Abbiamo chiesto a Camusso se 1) intenda rispondere alla richiesta fattale da Landini, nel confronto tra i due al congresso Fiom, di «cambiare insieme quel testo». E 2) se in generale il suo prossimo mandato di 4 anni alla Cgil (appare scontato che verrà confermata) sarà caratterizzato da un maggior coinvolgimento delle categorie e più in generale di tutta la confederazione negli snodi vitali per il sindacato: visto che non solo Landini ma tanti segretari di categoria hanno spiegato di non essere stati sentiti prima della firma di quel testo, e di essere stati messi davanti al fatto compiuto al Direttivo del 17 gennaio.

«Violerei i principi della democrazia se dopo una consultazione degli iscritti, andassi contro al Testo unico: è una cosa che evidentemente non mi si può chiedere», ha risposto la segretaria Cgil alla prima domanda.

Però, nella risposta alla seconda domanda, quella sul coinvolgimento delle categorie, ha lasciato uno spiraglio aperto: «Il tema è stato già affrontato nei direttivi. Nel merito ogni accordo è migliorabile: penso ad esempio a un tema, il voto dei lavoratori sulle intese aziendali firmate dalle Rsu. Il Testo unico adesso dovrà essere tradotto nei rinnovi nazionali, e lì si potranno declinare delle modifiche: come metodo, ci siamo impegnati a coordinare i rinnovi contrattuali».

Ma la Cgil ieri ha anche presentato il suo Primo maggio: che sarà, come ha detto la stessa Camusso, «anche quest’anno, purtroppo, una festa dei disoccupati». Eppure il segnale che vogliono dare i tre sindacati – con Bonanni e Angeletti questa mattina la segretaria sfilerà a Pordenone – è che alla crisi e ai morsi della globalizzazione si può resistere: la città friulana è infatti sede di uno stabilimento della Electrolux, quello di Porcia, e le mobilitazioni in quel caso stanno pagando.

Il pomeriggio si terrà il consueto Concertone di San Giovanni, a Roma. E poi dal 2 al 4 maggio, a Rimini, le Giornate del Lavoro, una «festa» di dibattiti, musica, cinema e teatro che la Cgil ha deciso di dedicare al Paese (invitati tanti ministri e intellettuali) giusto prima del congresso. Il 5, una giornata speciale di confronto con il sindacato europeo. Infine, il 6-8 maggio il Congresso: dove è stato invitato anche il premier Matteo Renzi, che però non ha ancora detto se verrà.

Camusso ha anche parlato della riforma del pubblico impiego messa in campo ieri da Renzi: «Noi siamo pronti a discutere – ha detto – Ma se si decide senza i lavoratori, è difficile recuperare l’efficienza».

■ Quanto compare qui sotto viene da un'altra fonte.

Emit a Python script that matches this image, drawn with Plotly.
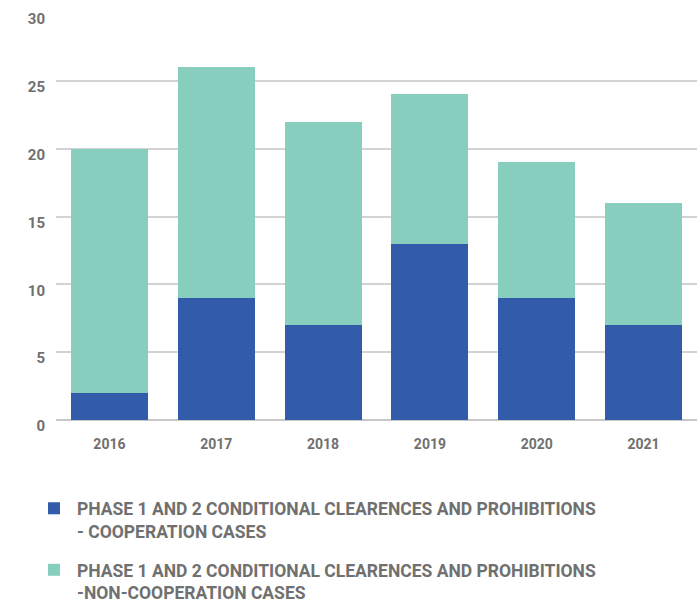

Un’ultima domanda, l’abbiamo posta sul decreto Poletti: la Cgil andrà in piazza o no? «Abbiamo sempre detto che quella riforma è sbagliata, perché il governo prometteva un contratto con più garanzie e invece ora moltiplica la precarietà, togliendo le causali. Continueremo a chiedere modifiche al Senato, e per un’eventuale risposta ci consulteremo con Cisl e Uil: con i quali non c’è esattamente lo stesso giudizio, anche se oggi vedo qualche preoccupazione in più rispetto all’inizio».